Well, here’s a development in the whole surveillance state thing.
Georgetown Law’s Center on Privacy & Technology released a report yesterday called “The Perpetual Line-Up” with some pretty disturbing findings.
The report finds that about half of American adults’ faces are already in a larger network of facial recognition data. According to reporting, more than 117 million people are in what the Center refers to as a “virtual, perpetual lineup.”
Just to be clear: The government has your face in a database it can use to track you.
This brings up obvious privacy concerns, especially because the database is mostly made up of photos taken for driver’s licenses, passports and visas.
Another concern is that the facial recognition technology has only about a 50 percent success rate, which means the wrong person could be stopped and suspected of a crime because facial detection software made an incorrect match.
Most alarming, probably, is that there are no real restrictions on the way the facial detection is being used, so officers can regularly run searches on people’s faces without any sort of reasonable suspicion, something that 16 states allow, according to the report.

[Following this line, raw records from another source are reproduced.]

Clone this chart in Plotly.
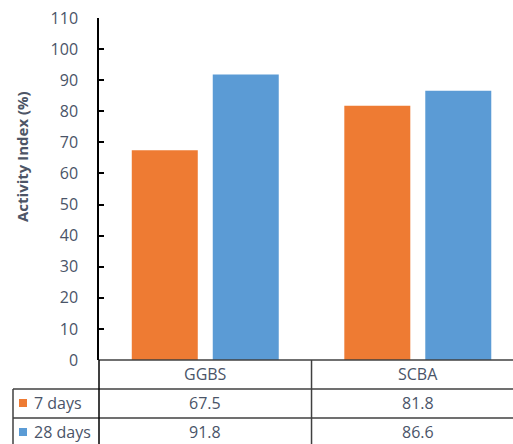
import plotly.graph_objects as go

categories = ["GGBS", "SCBA"]
series_names = ["7 days", "28 days"]
days7 = [67.5, 81.8]
days28 = [91.8, 86.6]
series_values = [days7, days28]
colors = ["#EE7B33", "#5B9BD5"]
y_ticks = list(range(0, 111, 10))

W, H = 513, 444
L, R, T, B = 99, 0, 18, 84
pw, ph = W - L - R, H - T - B

def px_x(x):
    return (x - L) / pw

def px_y(y):
    return (H - B - y) / ph

FONT = "Open Sans"
TXT = "#4A5468"

fig = go.Figure()
for name, vals, col in zip(series_names, series_values, colors):
    fig.add_trace(go.Bar(x=categories, y=vals, name=name,
                         marker=dict(color=col, line=dict(width=0))))

shapes = []
line_col = "#404040"
for yy, x0 in [(360, 99), (389, 13), (418, 13)]:
    shapes.append(dict(type="line", xref="paper", yref="paper",
                       x0=px_x(x0), x1=1, y0=px_y(yy), y1=px_y(yy),
                       line=dict(color=line_col, width=1.5)))
shapes.append(dict(type="line", xref="paper", yref="paper",
                   x0=px_x(13), x1=px_x(13), y0=px_y(389), y1=px_y(446),
                   line=dict(color=line_col, width=1.5)))
shapes.append(dict(type="line", xref="paper", yref="paper",
                   x0=0, x1=0, y0=px_y(360), y1=px_y(446),
                   line=dict(color="#000000", width=1.5)))
shapes.append(dict(type="line", xref="x", yref="paper",
                   x0=0.5, x1=0.5, y0=px_y(360), y1=px_y(446),
                   line=dict(color=line_col, width=1.5)))

annotations = []
for c in categories:
    annotations.append(dict(x=c, y=px_y(374), xref="x", yref="paper",
                            text=c, showarrow=False, xanchor="center", yanchor="middle",
                            font=dict(family=FONT, size=16, color=TXT)))
row_y = [403, 432]
for name, vals, col, ry in zip(series_names, series_values, colors, row_y):
    shapes.append(dict(type="rect", xref="paper", yref="paper",
                       x0=px_x(19), x1=px_x(27), y0=px_y(ry + 4), y1=px_y(ry - 4),
                       fillcolor=col, line=dict(width=0)))
    annotations.append(dict(x=px_x(32), y=px_y(ry), xref="paper", yref="paper",
                            text=name, showarrow=False, xanchor="left", yanchor="middle",
                            font=dict(family=FONT, size=16, color=TXT)))
    for c, v in zip(categories, vals):
        annotations.append(dict(x=c, y=px_y(ry), xref="x", yref="paper",
                                text=f"{v:.1f}", showarrow=False,
                                xanchor="center", yanchor="middle",
                                font=dict(family=FONT, size=16, color=TXT)))

annotations.append(dict(x=px_x(22), y=px_y(157), xref="paper", yref="paper",
                        text="<b>Activity Index (%)</b>", showarrow=False, textangle=-90,
                        xanchor="center", yanchor="middle",
                        font=dict(family=FONT, size=15, color="#4D5566")))

fig.update_layout(
    width=W, height=H,
    margin=dict(l=L, r=R, t=T, b=B, pad=0),
    paper_bgcolor="white", plot_bgcolor="white",
    showlegend=False,
    barmode="group", bargap=0.238, bargroupgap=0.185,
    shapes=shapes, annotations=annotations,
    font=dict(family=FONT, size=14, color=TXT),
)
fig.update_xaxes(range=[-0.5, 1.448], showticklabels=False, showgrid=False,
                 zeroline=False, showline=False, ticks="")
fig.update_yaxes(range=[0, 110], tickvals=y_ticks, showgrid=False, zeroline=False,
                 showline=True, linecolor="#000000", linewidth=1.5,
                 ticks="inside", ticklen=5, tickcolor="#000000", tickwidth=1.5,
                 ticklabelstandoff=16,
                 tickfont=dict(family=FONT, size=16, color=TXT))

fig.write_html("out.html")
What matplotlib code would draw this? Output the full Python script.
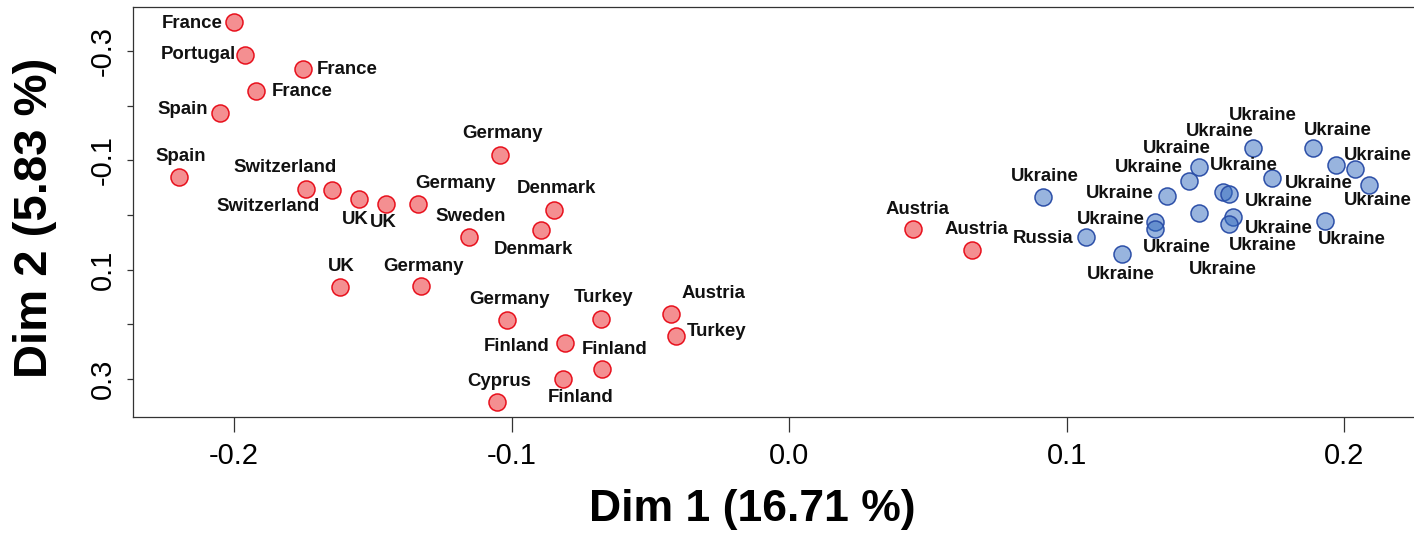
import numpy as np
import matplotlib
matplotlib.use('Agg')
import matplotlib.pyplot as plt

plt.rcParams['font.family'] = ['Liberation Sans', 'DejaVu Sans']

# western / central european samples (red)
west_names = ['France', 'Portugal', 'France', 'France', 'Spain', 'Spain',
              'Switzerland', 'Switzerland', 'UK', 'UK', 'Germany', 'Germany',
              'Sweden', 'Denmark', 'Denmark', 'UK', 'Germany', 'Germany',
              'Turkey', 'Finland', 'Finland', 'Finland', 'Cyprus', 'Austria',
              'Turkey', 'Austria', 'Austria']
west_dim1 = [-0.2000, -0.1960, -0.1751, -0.1921, -0.2050, -0.2198,
             -0.1741, -0.1647, -0.1550, -0.1452, -0.1337, -0.1041,
             -0.1153, -0.0847, -0.0894, -0.1618, -0.1326, -0.1016,
             -0.0677, -0.0807, -0.0674, -0.0814, -0.1052, -0.0425,
             -0.0407, 0.0447, 0.0660]
west_dim2 = [-0.353, -0.293, -0.267, -0.227, -0.187, -0.070,
             -0.048, -0.046, -0.029, -0.020, -0.020, -0.110,
             0.040, -0.009, 0.027, 0.132, 0.130, 0.192,
             0.190, 0.234, 0.282, 0.300, 0.342, 0.181,
             0.221, 0.026, 0.064]

# eastern samples (blue)
east_names = ['Ukraine', 'Russia'] + ['Ukraine'] * 18
east_dim1 = [0.0915, 0.1070, 0.1200, 0.1319, 0.1319, 0.1362, 0.1441,
             0.1477, 0.1477, 0.1672, 0.1741, 0.1564, 0.1586, 0.1600,
             0.1586, 0.1888, 0.1971, 0.2040, 0.2090, 0.1932]
east_dim2 = [-0.033, 0.040, 0.071, 0.013, 0.026, -0.035, -0.062,
             -0.088, -0.004, -0.123, -0.068, -0.042, -0.038, 0.004,
             0.016, -0.123, -0.091, -0.084, -0.055, 0.011]

x_ticks = [-0.2, -0.1, 0.0, 0.1, 0.2]
x_tick_labels = ['-0.2', '-0.1', '0.0', '0.1', '0.2']
y_ticks = [-0.3, -0.2, -0.1, 0.0, 0.1, 0.2, 0.3]
y_tick_labels = ['-0.3', '', '-0.1', '', '0.1', '', '0.3']

# label offsets in pixels (right, down) from each point
west_offsets = [(-42, 1), (-47, 0), (44, 0), (46, 1), (-37, -3), (2, -20),
                (-38, 18), (-47, -22), (-4, 20), (-3, 18), (37, -21), (2, -21),
                (2, -20), (2, -22), (-8, 20), (1, -21), (2, -20), (2, -20),
                (2, -21), (-48, 4), (13, -20), (17, 18), (2, -20), (42, -20),
                (40, -4), (4, -20), (4, -20)]
east_offsets = [(2, -20), (-43, 2), (-1, 21), (-44, -3), (22, 18), (-47, -2),
                (-40, -14), (-22, -18), (24, 57), (10, -32), (47, 6), (-3, -61),
                (50, 7), (46, 11), (34, 22), (25, -17), (-92, 0), (23, -14),
                (9, 16), (27, 18)]


def draw_group(ax, xs, ys, names, offsets, face, edge):
    ax.scatter(xs, ys, s=150, facecolor=face, edgecolor=edge, linewidth=1.1,
               zorder=3)
    for x, y, name, (dx, dy) in zip(xs, ys, names, offsets):
        ax.annotate(name, (x, y), xytext=(dx, -dy), textcoords='offset pixels',
                    ha='center', va='center', fontsize=13.4,
                    fontweight='bold', color='#111111', zorder=4)


fig = plt.figure(figsize=(14.14, 5.35), dpi=100)
ax = fig.add_axes([133 / 1414, 118 / 535, 0.928, 410 / 535])

draw_group(ax, west_dim1, west_dim2, west_names, west_offsets,
           (0.92, 0.2, 0.22, 0.55), '#e8101c')
draw_group(ax, east_dim1, east_dim2, east_names, east_offsets,
           (0.2, 0.42, 0.75, 0.5), '#2c4fa8')

ax.set_xlim(-0.2364, 0.2364)
ax.set_ylim(0.3695, -0.3805)

ax.set_xticks(x_ticks)
ax.set_xticklabels(x_tick_labels, fontsize=21)
ax.set_yticks(y_ticks)
ax.set_yticklabels(y_tick_labels, fontsize=21, rotation=90, va='center')
ax.tick_params(axis='x', length=10.8, width=0.9, pad=7, color='#333333')
ax.tick_params(axis='y', length=4.5, width=0.9, pad=7, color='#333333')

for side in ['left', 'bottom', 'top', 'right']:
    ax.spines[side].set_color('#333333')
    ax.spines[side].set_linewidth(0.9)

fig.text(35 / 1414, 1 - 218 / 535, 'Dim 2 (5.83 %)', rotation=90,
         ha='center', va='center', fontsize=34, fontweight='bold')
fig.text(752 / 1414, 1 - 510 / 535, 'Dim 1 (16.71 %)',
         ha='center', va='center', fontsize=32, fontweight='bold')

fig.savefig('out.png', dpi=100)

The report also suggests that black people will be affected disproportionately by the use of the technology. Reportedly, facial recognition technology is less accurate on the faces of black people, possibly leading to more unnecessary arrests. In addition, the databases that are based on mug shots will have a disproportionate number of black people in their database, potentially perpetuating the pattern of disproportionate arrests.
The American Civil Liberties Union has called for the U.S. Department of Justice to investigate the way the database is used.
In a statement yesterday, they have alleged that police officers are using facial recognition to scan protesters’ faces against a database of outstanding warrants to try to make arrests.
The report is not calling for the removal of the technology as a tool, but for national- and state-level regulations on the way it’s used.